This week reveals a new surprise in our sharepoint farm: during normal afternoon, somehow some of our pages started to load very slowly, around 30 seconds.
After some investigations:
- only one webapplication was impacted
- only one server was impacted (we have 3 webfrontends)
- seemed that only pages witch our customizations was impacted, regular default.aspx page from site collection was working fine. Layouts page such settings.aspx were ok as well.
- sharepoint stack was working fine (except loading time), customization were failling.
ULS logs were stating with really slow (15 seconds) searchserviceapplicationproxy
`SearchServiceApplicationProxy::GetChannel--Channel Creation time 15.145566`
It was misleading because we changed the search topology the day before, but all refresh generated almost the same lag, ~30 seconds, which was letting us think about a timeout of one of our component.

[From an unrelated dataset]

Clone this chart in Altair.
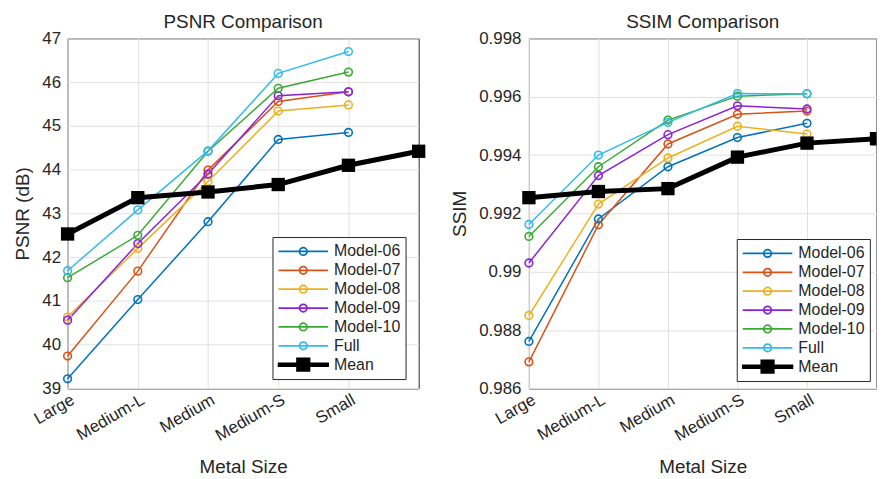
import altair as alt
import pandas as pd

categories = ["Large", "Medium-L", "Medium", "Medium-S", "Small"]
model_names = ["Model-06", "Model-07", "Model-08", "Model-09", "Model-10", "Full"]
mean_name = "Mean"
model_colors = ["#0072BD", "#D95319", "#EDB120", "#8B22D8", "#3AAA35", "#33BBEE"]

psnr_model06 = [39.22, 41.03, 42.81, 44.69, 44.85]
psnr_model07 = [39.74, 41.68, 43.99, 45.56, 45.78]
psnr_model08 = [40.63, 42.20, 43.73, 45.34, 45.48]
psnr_model09 = [40.56, 42.31, 43.90, 45.69, 45.78]
psnr_model10 = [41.53, 42.50, 44.42, 45.86, 46.23]
psnr_full = [41.69, 43.08, 44.43, 46.20, 46.70]
psnr_mean = [42.53, 43.36, 43.49, 43.66, 44.10, 44.42]

ssim_model06 = [0.98761, 0.99181, 0.99360, 0.99460, 0.99509]
ssim_model07 = [0.98691, 0.99161, 0.99438, 0.99540, 0.99551]
ssim_model08 = [0.98850, 0.99232, 0.99390, 0.99499, 0.99472]
ssim_model09 = [0.99030, 0.99330, 0.99470, 0.99569, 0.99558]
ssim_model10 = [0.99121, 0.99360, 0.99520, 0.99602, 0.99610]
ssim_full = [0.99162, 0.99400, 0.99512, 0.99611, 0.99610]
ssim_mean = [0.99254, 0.99275, 0.99285, 0.99393, 0.99441, 0.99456]

psnr_ticks = [39, 40, 41, 42, 43, 44, 45, 46, 47]
ssim_ticks = [0.986, 0.988, 0.990, 0.992, 0.994, 0.996, 0.998]

FONT = "Liberation Sans"
INK = "#262626"


def long_df(names, lists):
    rows = []
    for n, vals in zip(names, lists):
        for i, v in enumerate(vals):
            rows.append({"series": n, "pos": i + 1, "value": v})
    return pd.DataFrame(rows)


n_slots = len(psnr_mean)
label_expr = "[" + ",".join("'%s'" % c for c in categories) + "][datum.value - 1]"

legend_names = model_names + [mean_name]
circle_path = "M-1,0H1M0.15,0A0.15,0.15,0,1,1,-0.15,0A0.15,0.15,0,1,1,0.15,0Z"
mean_path = "M-1,-0.055H1V0.055H-1ZM-0.25,-0.25H0.25V0.25H-0.25Z"
legend_shapes = [circle_path] * len(model_names) + [mean_path]
legend_fills = ["transparent"] * len(model_names) + ["black"]
legend_strokes = model_colors + ["black"]

H = 352.4


def panel(title, y_title, y_domain, y_ticks, y_format, model_lists, mean_vals, lx, ly,
          clip_last, lpad, tpad, width):
    models = long_df(model_names, model_lists)
    mean = long_df([mean_name], [mean_vals])
    x = alt.X(
        "pos:Q",
        scale=alt.Scale(domain=[1, n_slots], nice=False, zero=False),
        axis=alt.Axis(
            values=list(range(1, len(categories) + 1)),
            labelExpr=label_expr,
            title="Metal Size",
            labelAngle=-30,
            labelAlign="right",
            labelBaseline="middle",
            labelOverlap=False,
            labelPadding=10,
            labelOffset=5,
            titlePadding=14.5,
        ),
    )
    y = alt.Y(
        "value:Q",
        scale=alt.Scale(domain=y_domain, nice=False, zero=False),
        axis=alt.Axis(values=y_ticks, format=y_format, title=y_title,
                      labelPadding=lpad, titlePadding=tpad),
    )
    color = alt.Color("series:N", scale=alt.Scale(domain=model_names, range=model_colors), legend=None)
    lines = alt.Chart(models).mark_line(strokeWidth=1.5).encode(x=x, y=y, color=color)
    points = alt.Chart(models).mark_point(
        shape="circle", filled=False, size=60, strokeWidth=1.6, opacity=1
    ).encode(x=x, y=y, color=color)
    mean_line = alt.Chart(mean).mark_line(color="black", strokeWidth=5, clip=clip_last).encode(x=x, y=y)
    sq_a = alt.Chart(mean).transform_filter("datum.pos < %d" % n_slots).mark_square(
        color="black", size=180, opacity=1).encode(x=x, y=y)
    sq_b = alt.Chart(mean).transform_filter("datum.pos >= %d" % n_slots).mark_square(
        color="black", size=180, opacity=1, clip=clip_last).encode(x=x, y=y)

    L = alt.Legend(
        title=None, orient="none", legendX=lx, legendY=ly,
        symbolSize=2500, clipHeight=19, rowPadding=0, labelOffset=5,
        padding=5, strokeColor=INK, fillColor="white", symbolStrokeWidth=1.8,
        labelFont=FONT, labelFontSize=16, labelColor=INK,
    )
    leg = alt.Chart(models).transform_filter("false").mark_point(filled=True, opacity=1).encode(
        x=x, y=y,
        shape=alt.Shape("series:N", scale=alt.Scale(domain=legend_names, range=legend_shapes), legend=L),
        fill=alt.Fill("series:N", scale=alt.Scale(domain=legend_names, range=legend_fills), legend=L),
        stroke=alt.Stroke("series:N", scale=alt.Scale(domain=legend_names, range=legend_strokes), legend=L),
    )
    return alt.layer(lines, points, mean_line, sq_a, sq_b, leg).properties(
        width=width, height=H, title=alt.TitleParams(title, frame="group", offset=-2.5)
    )


left = panel(
    "PSNR Comparison", "PSNR (dB)", [39, 47], psnr_ticks, "d",
    [psnr_model06, psnr_model07, psnr_model08, psnr_model09, psnr_model10, psnr_full],
    psnr_mean, 206.3, 200, False, 7, 9.9, 353.5,
)
right = panel(
    "SSIM Comparison", "SSIM", [0.986, 0.998], ssim_ticks, ".3~f",
    [ssim_model06, ssim_model07, ssim_model08, ssim_model09, ssim_model10, ssim_full],
    ssim_mean, 209.3, 202, True, 8, 9.2, 350,
)

chart = (
    alt.hconcat(left, right, spacing=20.5)
    .resolve_scale(color="independent", shape="independent", fill="independent", stroke="independent")
    .resolve_legend(shape="independent", fill="independent", stroke="independent")
    .properties(padding={"left": 4, "top": 3, "right": 0, "bottom": 0})
    .configure_view(stroke=INK, strokeWidth=1)
    .configure_axis(
        domain=False, gridColor="#e1e1e1", gridWidth=1, tickSize=0,
        labelFont=FONT, labelFontSize=17, labelColor=INK,
        titleFont=FONT, titleFontSize=19, titleFontWeight="normal", titleColor=INK,
    )
    .configure_title(font=FONT, fontSize=19, fontWeight="normal", color=INK)
)

chart.save("out.html", embed_options={"renderer": "svg", "actions": False})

Our database was running fine, not alert, no extra CPU usage, no extra RAM usage.
Then having a look in our custmization logs, we found these statements
ERROR XXXXXXXXXXXXXXXX:<GetXPathNavigator>b__0 - Web part trying to connect to the database System.InvalidOperationException: Timeout expired. The timeout period elapsed prior to obtaining a connection from the pool. This may have occurred because all pooled connections were in use and max pool size was reached.
Max pool size reached ? really ?
Let's check the number of connections
sp_who
with SSMS on your SQL server get you the list of connections
Consolidating in excel helped to have a better overview, playing with pivot.
Looking at the chart showed clearly that the server SP2 on a specific database (not a sharepoint one) was reaching out the 100 sleeping connections, nothing more, nothing less. Hard to believe to be a coincidence.
Narrowing down the situation, seemed that it's related to a protective system of the SQL adaptor, few google 1 researchs confirmed this ending up with an MSDN reference 2 :
Connections are added to the pool as needed, up to the maximum pool size specified (100 is the default). Connections are released back into the pool when they are closed or disposed.
The most probable rootcause is that our customization aren't releasing correctly the sql connection.
Two 3 ways to address this issue
- improve the sql connection management (effort to be addressed to dev team)
- increase the maxpoolsize in the connection string
- both, increase maxpoolsize on short term + request to improve the sql connection management
tweaking the max connection pool size for the ADO.net adaptor is fairly easy, append max pool size=XXXX
in your SQL connection string.